Why is it important to track the staff payroll? Well, the key is to set up a standard of performance for the restaurant. Ideally, you want a percentage value that allows you to earn the highest contribution margin possible. To do this, you must track the value from month to month. Over time, typically six months or more, you will begin to establish a standard. Use this standard to gauge the overall value of quality and profitability. What I mean by this is based on what you see going on in the restaurant, do you want to have a higher level of service, or can you reduce the level of service and reduce your corresponding cost of payroll?
If you increase the level of service to that of more waiter interaction and service to the table (waiter refills the wine glasses, spends time educating the patron about the food etc.) then to obtain the required contribution margin, you may have to increase the price per meal. Let’s look at an example of this in action:
Using the information above, the profit and loss statement identifies fixed costs for both overhead and capital of $27,418 ($23,179 of overhead & $4,239 in capital). Looking at the gross margin percentage above, the average dollar of sales generates around 34.6 cents ($32,060/$92,644). We need at least $79,243 of sales ($27,418/.346) to cover those fixed costs.
The owner of the restaurant desires to decrease the number of tables the waiters serve on Fridays and Saturdays and therefore hires an additional waiter to spread out the load of work. This additional waiter will cost him $1,800 more per month in wages and taxes. How much should he increase his sales price on the menu to cover this additional cost? Answer: By adding $1,800 to our total prime costs, the gross margin decreases from $32,060 to $30,260. Therefore our new contribution margin percentage is 32.66%. This means this restaurant will need $83,942 of sales to cover the $27,418 of fixed costs. That is a required increase of $4,700 in sales to cover this additional waiter.
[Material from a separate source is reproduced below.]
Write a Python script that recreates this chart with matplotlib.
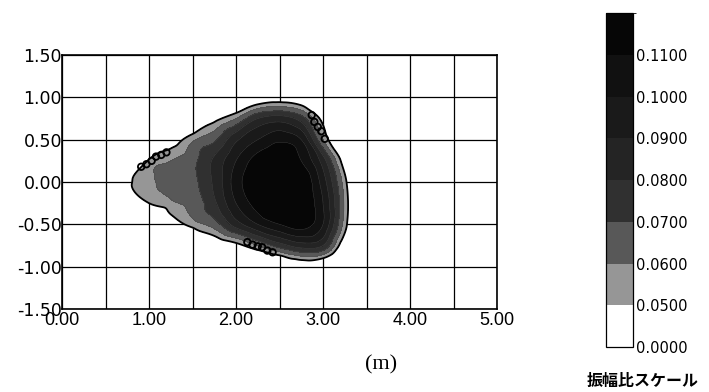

If the restaurant needs to increase sales an additional $4,700 then the average across the board price increase has to be 5.93% or basically 6% (($83,942/$79,243)-1). Notice how much more to charge assuming the same volume of customers to cover this marginal increase in payroll. It makes sense, if you increase the quality of service for the same number of customers, then the sales price per customer must increase too. Assuming people don’t suddenly eat more just because there’s more staff, the price per unit must increase.
There are some subjective issues to address here too. Think about the fact that the only groups of customers receiving this additional service are the folks that eat at the restaurant on Fridays and Saturdays. There is no additional increase of service to the folks on the other nights of the week. As the manager you must take issues like this into consideration when addressing quality of service.
Variable and Fixed Costs
The other valuable attribute of this presentation format is the splitting of variable costs and fixed costs for the restaurant. Notice that after prime costs are determined the other variable costs are included to determine the total cost of meals served. Remember, variable costs relate directly to the volume of sales. The following four cost groups relate directly to the volume of sales:
- Credit Card Discounts – this is the banking cost to process those debit and credit card transactions. Most retail outlets and restaurants pay about 1 to 2% of the charge as a discount fee to the credit card clearing house.
- Supplies – include condiments, spices, napkins, mild cleaning agents and associated rags, bags, etc. In addition, supplies include doggie bags, to-go cups and containers, doilies, children’s items, liners, menus and lost cutlery.
- Maintenance – mostly related to the cleaning side of the restaurant. This includes air filters, strong abrasives, wash clothes, buckets, mops, floor mat service, power washing, carpet cleaning, detailing services, ventilation cleaning, pest control, fire control, fire suppression system testing and others.
- Taxes – relates mostly to licensing and training requirements mandated by law. Include inspection fees and local revenue taxes on the sales in this group.
In business some owners use the term ‘Controllable’ costs when discussing variable costs. Ideally, you would think all variable costs are controllable, but in reality they are not. They are partially controllable but not fully controllable. Instead, the better way to state this is to use ‘Variable’ as these costs have a very high correlation to sales. As sales increase or decrease, variable costs will tend in the same direction.
To appreciate variable costs, owners must understand what drives them. This presentation format identifies those driving forces and mostly in order of dominant to insignificant in impact on the margin.
Fixed costs are mostly set in stone via contracts and there is very little variance associated with them from time period to time period. A good example is communications. The restaurant’s land line rarely changes from month to month unless there is a sudden increase in long distance use. Typically, communications include the internet and entertainment assess as many sports bars use some form of cable packages to show the sports on TV. These packages may change price from month to month depending on use, but pretty much stay within a range. For the owner, reducing fixed costs is extremely difficult if not impossible. But knowing the total fixed cost from one period to the next is instrumental in determining the needed sales volume to cover these fixed costs.
Finally, I assign fix costs into two distinct subgroups. The first is overhead and the second relates to capital costs. The overhead is generally the cash required each month to pay those contracted costs. The capital costs are accrual and cash as the depreciation and amortization are accrual based and the interest is cash based. Often when entrepreneurs talk about the break-even point, they are referring to the cash basis of accounting for fixed costs. In this restaurant’s case, the entire overhead fixed group is cash based and the interest in the capital section is also cash. Simply add the two numbers together and you get the aggregated cash basis break-even point for this restaurant.
Conclusion – Restaurant Profit and Loss Statement
This restaurant profit and loss statement presentation format is the best form to use as it provides all the necessary information needed to quickly analyze the performance of the restaurant. Not only are the prime costs separated and organized to match the sales groups, but variable is separated from the fixed costs of operations too. In addition, the reader can quickly determine margin percentages and the required sales volume to break-even for all costs, cash costs or for any one single line item. Finally, the information is presented to correlate with how restaurants provide meals and service. The format can be summed up for faster review or further detailed to reflect sales and costs by profit centers (restaurant, catering, mobile etc.).
Use this presentation format and begin to make big changes in your operations to improve the bottom line. Act on Knowledge.